Sebagian penganut Syiah yang malas mengupgrade pemahaman teologisnya menganggap imamah sebagai kepemimpinan agama pada masa lalu yang hanya terkait dengan beberapa figur suci yang pernah hadir di atas pentas sejarah masa lalu dan tak berlaku secara aktual dalam kehidupan kontemporer seolah memposisikannya sebagai doktrin yang cukup dikenang, diperdebatkan dan kadang diratapi. Mazhab dalam mindset ini seakan hanyalah kumpulan dogma, tata cara ibadah dan versi bacaan serta beberapa fragmen sejarah yang berbeda dengan lainnya.
Salah satu isu penting yang kerap disalahpahami oleh sebagian orang Syiah adalah Wilayah Faqih (kewenangsn “wakil Imam’) akibat kerancuan dan kedangkalan dalam pemahaman dan penyikapan terhadap marja’iyah (yang meniscayakan relasi taqlid) dan rahbari (yang meniscayakan relasi kepatuhan konstitusional sebagai lembaga kekuasaan tertinggi Republik Islam Iran). Sebagian kalangan internal Syiah menolak Wilayah Faqih dengan dalih kepatuhan hanyalah hak imam yang suci.
Kerancuan pemahaman sebagian kalangan internal Syiah tentang konsep imamah juga Wilayah Faqih, Marja’iyah dan Rahbari menjadi kendala utama konsolidasi internal Syiah.

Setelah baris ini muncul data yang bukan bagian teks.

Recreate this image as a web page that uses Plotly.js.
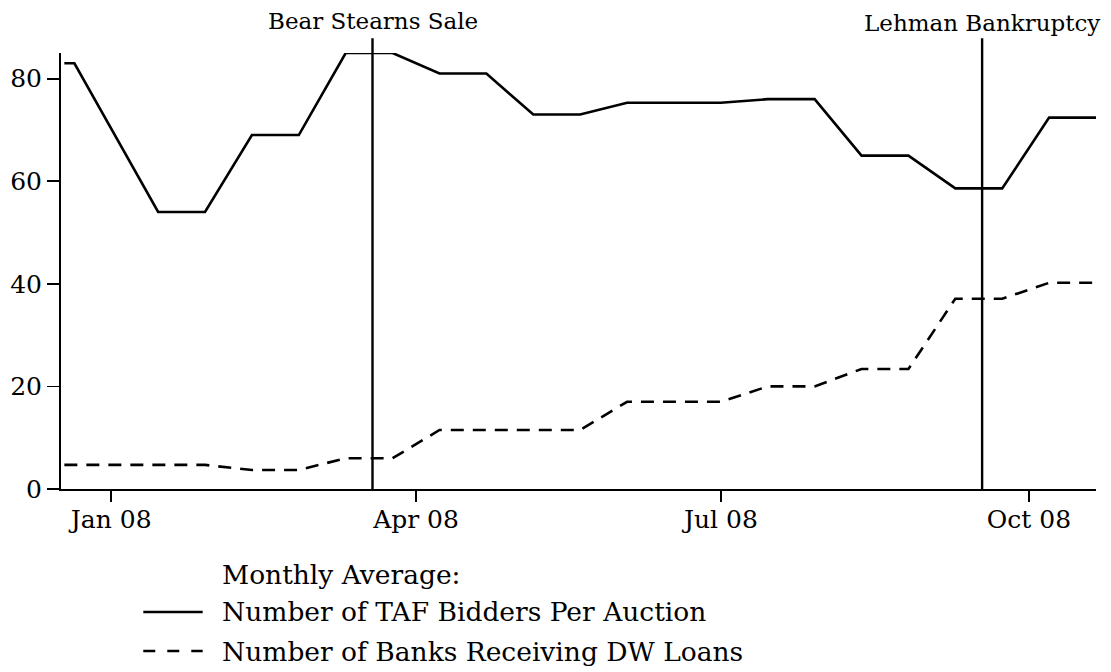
<!DOCTYPE html>
<html>
<head>
<meta charset="utf-8">
<script src="https://cdn.plot.ly/plotly-3.0.1.min.js"></script>
<style>html,body{margin:0;padding:0;background:#fff;}#chart{width:1111px;height:672px;}</style>
</head>
<body>
<div id="chart"></div>
<script>
// Auction dates (biweekly TAF auctions)
const dates = ['2007-12-18','2007-12-21','2008-01-15','2008-01-29','2008-02-12','2008-02-26',
  '2008-03-11','2008-03-25','2008-04-08','2008-04-22','2008-05-06','2008-05-20',
  '2008-06-03','2008-06-17','2008-07-01','2008-07-15','2008-07-29','2008-08-12',
  '2008-08-26','2008-09-09','2008-09-23','2008-10-07','2008-10-21'];
// Monthly average: number of TAF bidders per auction
const tafBidders = [83, 83, 54, 54, 69, 69, 85, 85, 81, 81, 73, 73,
  75.3, 75.3, 75.3, 76, 76, 65, 65, 58.6, 58.6, 72.4, 72.4];
// Monthly average: number of banks receiving DW loans
const dwBanks = [4.7, 4.7, 4.7, 4.7, 3.7, 3.7, 6, 6, 11.5, 11.5, 11.5, 11.5,
  17, 17, 17, 20, 20, 23.4, 23.4, 37.1, 37.1, 40.2, 40.2];
// Events
const eventDates = ['2008-03-19', '2008-09-17'];
const eventLabels = ['Bear Stearns Sale', 'Lehman Bankruptcy'];
// Axis ticks
const xTickVals = ['2008-01-01','2008-04-01','2008-07-01','2008-10-01'];
const xTickText = ['Jan 08','Apr 08','Jul 08','Oct 08'];
const yTickVals = [0, 20, 40, 60, 80];
// Legend
const legendTitle = 'Monthly Average:';
const seriesNames = ['Number of TAF Bidders Per Auction', 'Number of Banks Receiving DW Loans'];

const FONT = 'DejaVu Serif';
const FS = 23;
const FS_TICK = 25;
const FS_LEG = 26.5;

const traces = [
  {x: dates, y: tafBidders, type: 'scatter', mode: 'lines', name: seriesNames[0],
   line: {color: '#000', width: 2.6}},
  {x: dates, y: dwBanks, type: 'scatter', mode: 'lines', name: seriesNames[1],
   line: {color: '#000', width: 2.6, dash: '13px,9px'}}
];

const shapes = eventDates.map(d => ({
  type: 'line', xref: 'x', yref: 'paper', x0: d, x1: d, y0: 0, y1: 1.0337,
  line: {color: '#000', width: 2.4}
}));
const legendY = [-0.2821, -0.3716];
const legendDash = ['solid', '12px,12px'];
legendY.forEach((yy, i) => {
  shapes.push({type: 'line', xref: 'paper', yref: 'paper', x0: 0.0795, x1: 0.1369, y0: yy, y1: yy,
    line: {color: '#000', width: 2.6, dash: legendDash[i]}});
});

const annotations = eventDates.map((d, i) => ({
  x: d, xref: 'x', yref: 'paper', y: i === 0 ? 1.073 : 1.068, yanchor: 'middle', xanchor: 'center',
  text: eventLabels[i], showarrow: false, font: {family: FONT, size: FS, color: '#000'}
}));
annotations.push({x: 0.1536, xref: 'paper', yref: 'paper', y: -0.1972, xanchor: 'left', yanchor: 'middle',
  text: legendTitle, showarrow: false, font: {family: FONT, size: FS_LEG, color: '#000'}});
legendY.forEach((yy, i) => {
  annotations.push({x: 0.1536, xref: 'paper', yref: 'paper', y: yy, xanchor: 'left', yanchor: 'middle',
    text: seriesNames[i], showarrow: false, font: {family: FONT, size: FS_LEG, color: '#000'}});
});

const layout = {
  width: 1111, height: 672,
  margin: {l: 61, r: 15, t: 53, b: 183, pad: 0},
  paper_bgcolor: '#fff', plot_bgcolor: '#fff',
  font: {family: FONT, size: FS, color: '#000'},
  showlegend: false,
  xaxis: {
    type: 'date', range: ['2007-12-17', '2008-10-21'],
    tickmode: 'array', tickvals: xTickVals, ticktext: xTickText,
    ticks: 'outside', ticklen: 11, tickwidth: 1.8, tickcolor: '#000',
    ticklabelstandoff: -4,
    showline: true, linecolor: '#000', linewidth: 2,
    showgrid: false, zeroline: false,
    tickfont: {family: FONT, size: FS_TICK, color: '#000'}
  },
  yaxis: {
    range: [0, 85], tickmode: 'array', tickvals: yTickVals,
    ticks: 'outside', ticklen: 12, tickwidth: 1.8, tickcolor: '#000',
    showline: true, linecolor: '#000', linewidth: 2,
    showgrid: false, zeroline: false,
    tickfont: {family: FONT, size: FS_TICK, color: '#000'}
  },
  shapes: shapes,
  annotations: annotations
};

Plotly.newPlot('chart', traces, layout, {displayModeBar: false, staticPlot: true});
</script>
</body>
</html>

Padahal yang utama dari keterikatan dengan ajaran suci bukanlah membanggakan dan memamerkan identitas ajarannya melalui polemik dan demonstrasi simbol tapi membangun kesadaran tentang kewenangan dan kepatuhan serta mengejawantahkannya dalam pandangan, sikap dan perilaku dalam seluruh aspek kehidupan.
Kerancuam pemahaman yang diakibatkan oleh dinomerduakannya logika dan pengutamaan klam-klaim pemutlakan sebagai pengaruh sisa dari wahabisme yang tidak hilang secara tuntas. Padahal kejumudan, eksklusivisme dan intoleransi (syiah takfiri) disadari atau tidak disadari ‘membantu” secara tidak langsung agenda pihak-pihak yang bekerja sebagai agen-agen pemecah belah.